Following Wikipedia’s open-edit philosophy, WikiTextGraph is openly available, allowing researchers to contribute improvements or extend language support via pull requests. The tool is accessible on GitHub.⁸

Implementation And Architecture

WikiTextGraph is designed to efficiently process large-scale Wikipedia XML dumps, extract relevant textual content, and—if prompted—construct graph representations of Wikipedia’s internal link network. The software follows a modular architecture that enables scalability, efficient memory management, multilingual support and extensibility. This section outlines the general structure of the software’s workflow and its key components.

At a high level, the WikiTextGraph workflow consists of two main stages (see Figure 1):

Workflow of how the software parses and, if prompted, generates the graph.

Parsing and Cleaning: Wikipedia XML dumps are incrementally processed to extract relevant textual content, while filtering out non-content pages and removing non-content sections, infoboxes, and other irrelevant elements.
Graph Construction (optional): The extracted links between Wikipedia articles are structured into a directed graph, ensuring data integrity through deduplication, broken link removal, and redirect resolution.

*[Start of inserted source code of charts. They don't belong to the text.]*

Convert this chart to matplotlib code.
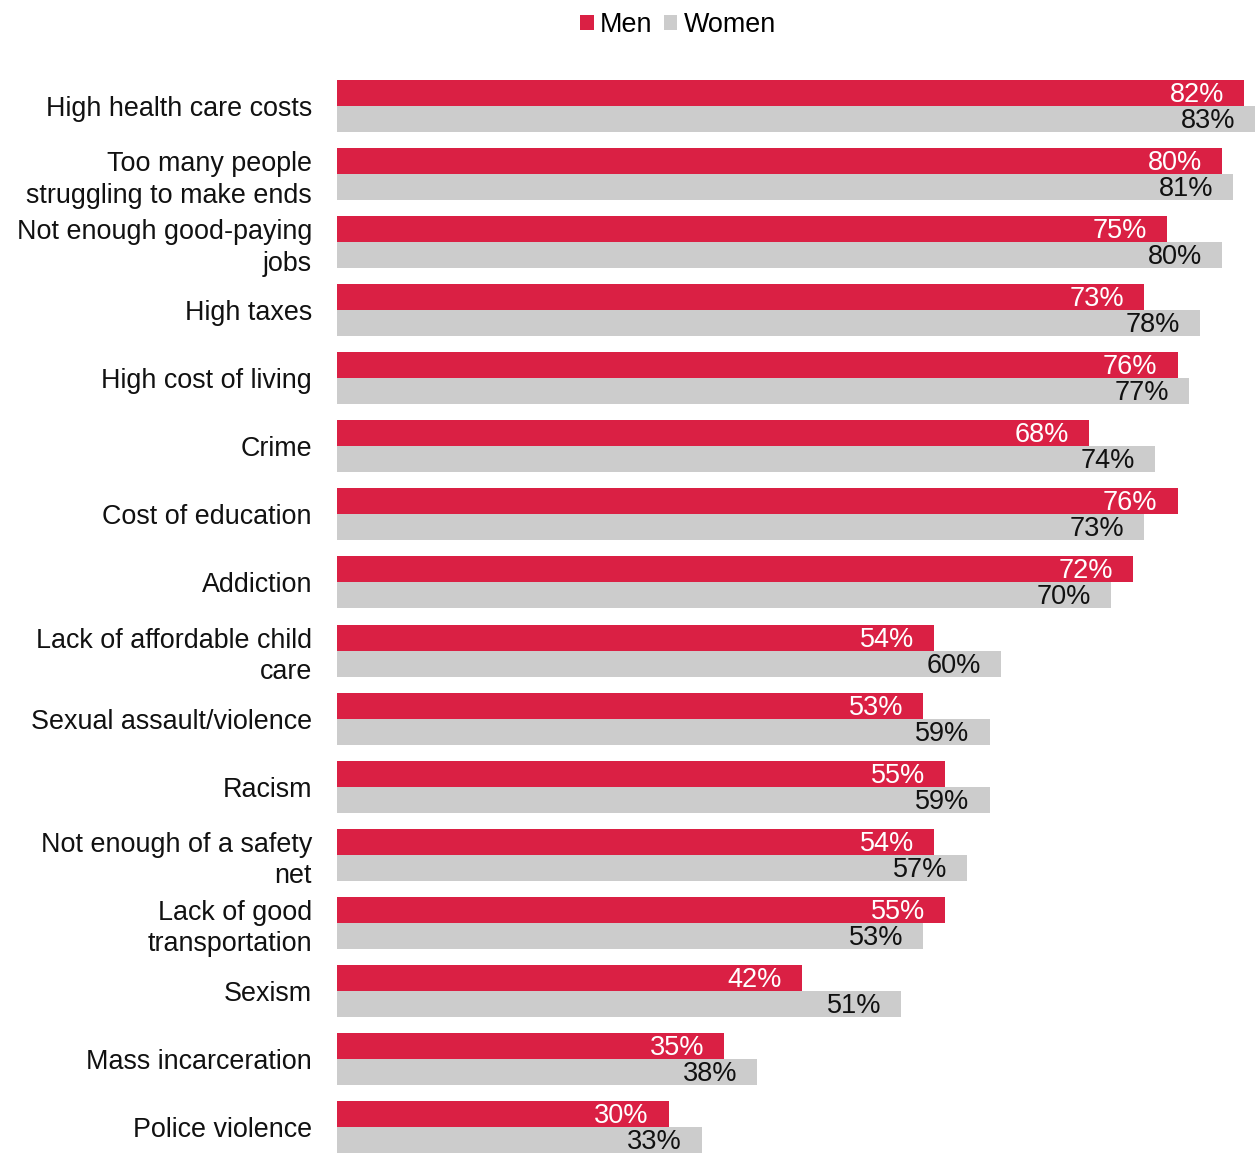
import matplotlib
matplotlib.use("Agg")
import matplotlib.pyplot as plt
from matplotlib.patches import Patch
from matplotlib.transforms import offset_copy
import numpy as np

plt.rcParams['font.family'] = ['Liberation Sans', 'DejaVu Sans']

categories = [
    "High health care costs",
    "Too many people\nstruggling to make ends",
    "Not enough good-paying\njobs",
    "High taxes",
    "High cost of living",
    "Crime",
    "Cost of education",
    "Addiction",
    "Lack of affordable child\ncare",
    "Sexual assault/violence",
    "Racism",
    "Not enough of a safety\nnet",
    "Lack of good\ntransportation",
    "Sexism",
    "Mass incarceration",
    "Police violence",
]
men = [82, 80, 75, 73, 76, 68, 76, 72, 54, 53, 55, 54, 55, 42, 35, 30]
women = [83, 81, 80, 78, 77, 74, 73, 70, 60, 59, 59, 57, 53, 51, 38, 33]
series_names = ["Men", "Women"]

RED = "#DA2044"
GRAY = "#CCCCCC"

W, H = 1255, 1153
fig = plt.figure(figsize=(W / 100, H / 100), dpi=100)
ax_left = 337 / W
ax_top_px = 80
ax = fig.add_axes([ax_left, 0, 1 - ax_left, (H - ax_top_px) / H])

n = len(categories)
y = np.arange(n)
bh = 26 / 68
ax.barh(y - bh / 2, men, height=bh, color=RED, label=series_names[0])
ax.barh(y + bh / 2, women, height=bh, color=GRAY, label=series_names[1])

ax.set_xlim(0, 83)
ax.set_ylim(n - 1 + bh, -bh)
for s in ax.spines.values():
    s.set_visible(False)
ax.set_xticks([])
ax.set_yticks(y)
ax.set_yticklabels(categories, fontsize=19.4, linespacing=1.28, color="#111111")
ax.tick_params(axis="y", length=0, pad=18)

tr_m = offset_copy(ax.transData, fig=fig, x=-20, y=-2, units="dots")
for i, v in enumerate(men):
    ax.text(v, i - bh / 2, f"{v}%", color="white", fontsize=19.5,
            ha="right", va="center", transform=tr_m)
    ax.text(women[i], i + bh / 2, f"{women[i]}%", color="#111111", fontsize=19.5,
            ha="right", va="center", transform=tr_m)

handles = [Patch(facecolor=RED, label=series_names[0]),
           Patch(facecolor=GRAY, label=series_names[1])]
fig.legend(handles=handles, loc="upper center", bbox_to_anchor=(678 / W, 1.0 + 4 / H),
           ncol=2, frameon=False, fontsize=19.4, handlelength=0.5, handleheight=0.5,
           handletextpad=0.25, columnspacing=0.4, borderaxespad=0.2)

fig.savefig("out.png", dpi=100)
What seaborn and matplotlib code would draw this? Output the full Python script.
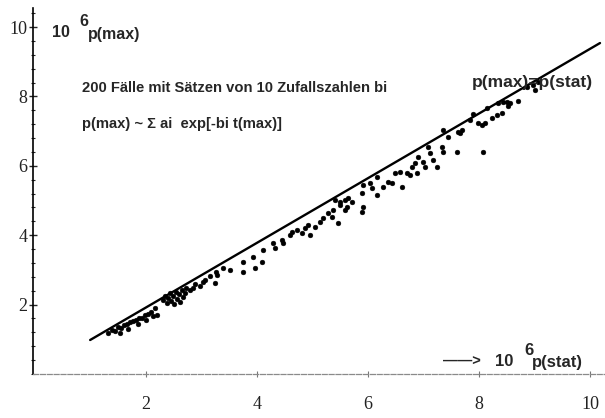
import numpy as np
import pandas as pd
import seaborn as sns
import matplotlib.pyplot as plt
from matplotlib.ticker import MultipleLocator

# -----------------------------
# Data
# -----------------------------
p_stat = [
    1.32, 1.39, 1.44, 1.50, 1.55, 1.60, 1.66, 1.71, 1.77, 1.82,
    1.87, 1.93, 1.98, 2.04, 2.09, 1.53, 1.68, 1.86, 2.00, 2.13,
    2.16, 2.20,
    2.31, 2.34, 2.38, 2.40, 2.43, 2.45, 2.49, 2.50, 2.54, 2.56,
    2.59, 2.61, 2.65, 2.67, 2.70, 2.72,
    2.79, 2.85, 2.88, 2.97, 3.03, 3.06, 3.15, 3.24, 3.26, 3.28,
    3.39, 3.51, 3.75, 3.75, 3.93, 3.96, 4.09, 4.11, 4.29, 4.32,
    4.45, 4.47, 4.59, 4.63, 4.72, 4.81, 4.86, 4.92, 4.95, 5.05,
    5.14, 5.19, 5.28, 5.35, 5.37, 5.46, 5.50, 5.59, 5.62,
    5.41, 5.50, 5.64, 5.71, 5.59, 5.89, 5.91, 5.89, 5.91, 6.04,
    6.07, 6.16, 6.16, 6.27, 6.36, 6.43, 6.49, 6.58, 6.61, 6.70,
    6.79, 6.76, 6.85, 6.88, 6.90, 6.99, 7.03, 7.08, 7.12, 7.17,
    7.24, 7.33, 7.35, 7.44, 7.60,
    7.35, 7.62, 7.66, 7.69, 7.84, 7.89, 7.98, 8.05, 8.11, 8.14,
    8.23, 8.32, 8.34, 8.41, 8.43, 8.50, 8.52, 8.56, 8.70, 8.86,
    8.97, 9.01, 9.06, 8.07,
]
p_max = [
    1.18, 1.27, 1.24, 1.35, 1.33, 1.41, 1.44, 1.50, 1.53, 1.56,
    1.61, 1.61, 1.70, 1.73, 1.79, 1.18, 1.30, 1.44, 1.56, 1.67,
    1.90, 1.70,
    2.13, 2.25, 2.05, 2.19, 2.33, 2.10, 2.25, 2.02, 2.36, 2.16,
    2.31, 2.07, 2.42, 2.22, 2.33, 2.48,
    2.42, 2.48, 2.59, 2.54, 2.65, 2.71, 2.82, 2.62, 2.94, 2.85,
    3.05, 3.00, 3.23, 2.94, 3.37, 3.05, 3.23, 3.57, 3.78, 3.63,
    3.86, 3.78, 4.01, 4.09, 4.15, 4.06, 4.21, 4.29, 4.01, 4.24,
    4.38, 4.50, 4.64, 4.52, 4.73, 4.35, 4.87, 5.01, 4.81,
    5.01, 4.96, 5.07, 4.96, 4.73, 4.67, 4.81, 5.22, 5.45, 5.50,
    5.36, 5.16, 5.68, 5.39, 5.53, 5.50, 5.79, 5.82, 5.39, 5.79,
    5.97, 5.73, 6.08, 5.79, 6.25, 6.11, 5.97, 6.54, 6.37, 6.17,
    5.97, 6.54, 6.40, 6.83, 6.40,
    7.03, 6.97, 6.95, 7.03, 7.32, 7.50, 7.23, 7.18, 7.23, 7.66,
    7.38, 7.46, 7.80, 7.52, 7.85, 7.84, 7.72, 7.80, 7.86, 8.26,
    8.33, 8.20, 8.42, 6.40,
]
diag_x = [0.99, 10.18]
diag_y = [0.98, 9.54]

x_ticks = [2, 4, 6, 8, 10]
y_ticks = [2, 4, 6, 8, 10]

# -----------------------------
# Plot
# -----------------------------
sns.set_theme(style='ticks')
plt.rcParams['font.family'] = ['Liberation Sans', 'DejaVu Sans']

df = pd.DataFrame({'p_stat': p_stat, 'p_max': p_max})

fig = plt.figure(figsize=(6.05, 4.18), dpi=100)
ax = fig.add_axes([33 / 605, 44 / 418, 572 / 605, 366 / 418])

sns.lineplot(x=diag_x, y=diag_y, ax=ax, color='black', linewidth=1.7)
sns.scatterplot(data=df, x='p_stat', y='p_max', ax=ax, color='black',
                s=12, edgecolor='black', linewidth=0.3)

ax.set_xlim(-0.04, 10.27)
ax.set_ylim(0, 10.55)
ax.set_xlabel('')
ax.set_ylabel('')

for side in ['top', 'right']:
    ax.spines[side].set_visible(False)
ax.spines['left'].set_linewidth(1.2)
ax.spines['left'].set_color('black')
ax.spines['bottom'].set_linewidth(0.9)
ax.spines['bottom'].set_color('#8a8a8a')
ax.spines['bottom'].set_linestyle((0, (4, 1.5)))

ax.set_xticks(x_ticks)
ax.set_yticks(y_ticks)
ax.set_xticklabels([str(t) for t in x_ticks], family='Liberation Serif', fontsize=13, color='#222222')
ax.set_yticklabels([str(t) for t in y_ticks], family='Liberation Serif', fontsize=13, color='#222222')
ax.yaxis.set_minor_locator(MultipleLocator(0.4))
ax.tick_params(axis='y', which='major', direction='inout', length=6, width=1, pad=1)
ax.tick_params(axis='y', which='minor', direction='inout', length=2.5, width=0.8)
ax.tick_params(axis='x', which='major', direction='inout', length=4, width=0.8,
               color='#777777', pad=14)

# annotations
ax.text(0.30, 9.84, '10', fontsize=11.5, fontweight='bold', va='center', ha='left')
ax.text(0.80, 10.15, '6', fontsize=11.5, fontweight='bold', va='center', ha='left')
ax.text(0.95, 9.80, 'p(max)', fontsize=11.5, fontweight='bold', va='center', ha='left')

ax.text(0.85, 8.24, '200 Fälle mit Sätzen von 10 Zufallszahlen bi',
        fontsize=10.6, fontweight='bold', va='center', ha='left')
ax.text(0.85, 7.20, 'p(max) ~ Σ ai  exp[-bi t(max)]',
        fontsize=10.6, fontweight='bold', va='center', ha='left')

ax.text(7.87, 8.41, 'p(max)=p(stat)', fontsize=12.5, fontweight='bold', va='center', ha='left')

ax.text(7.35, 0.35, '——>', fontsize=10.5, fontweight='bold', va='center', ha='left')
ax.text(8.28, 0.35, '10', fontsize=12, fontweight='bold', va='center', ha='left')
ax.text(8.82, 0.68, '6', fontsize=12, fontweight='bold', va='center', ha='left')
ax.text(8.95, 0.32, 'p(stat)', fontsize=12, fontweight='bold', va='center', ha='left')

fig.savefig('out.png', dpi=100)
plt.close(fig)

Command-Line Interface (CLI)

Advanced users can configure the software through various parameters such as the Wikipedia dump file path, language code, and output directory:

python wikitextgraph.py --dump_filepath /path/to/dump.bz2 \

--language_code en \

--base_dir /output/directory \

--generate_graph

Graphical User Interface (GUI)

A GUI is also available to provide an interactive workflow for users unfamiliar with command-line operations, guiding them through selecting input files, language preferences, and whether to generate a graph (see Figure 2). After clicking the “Start Processing” button, the GUI closes to free up some memory. The GUI can be used again by running the program anew.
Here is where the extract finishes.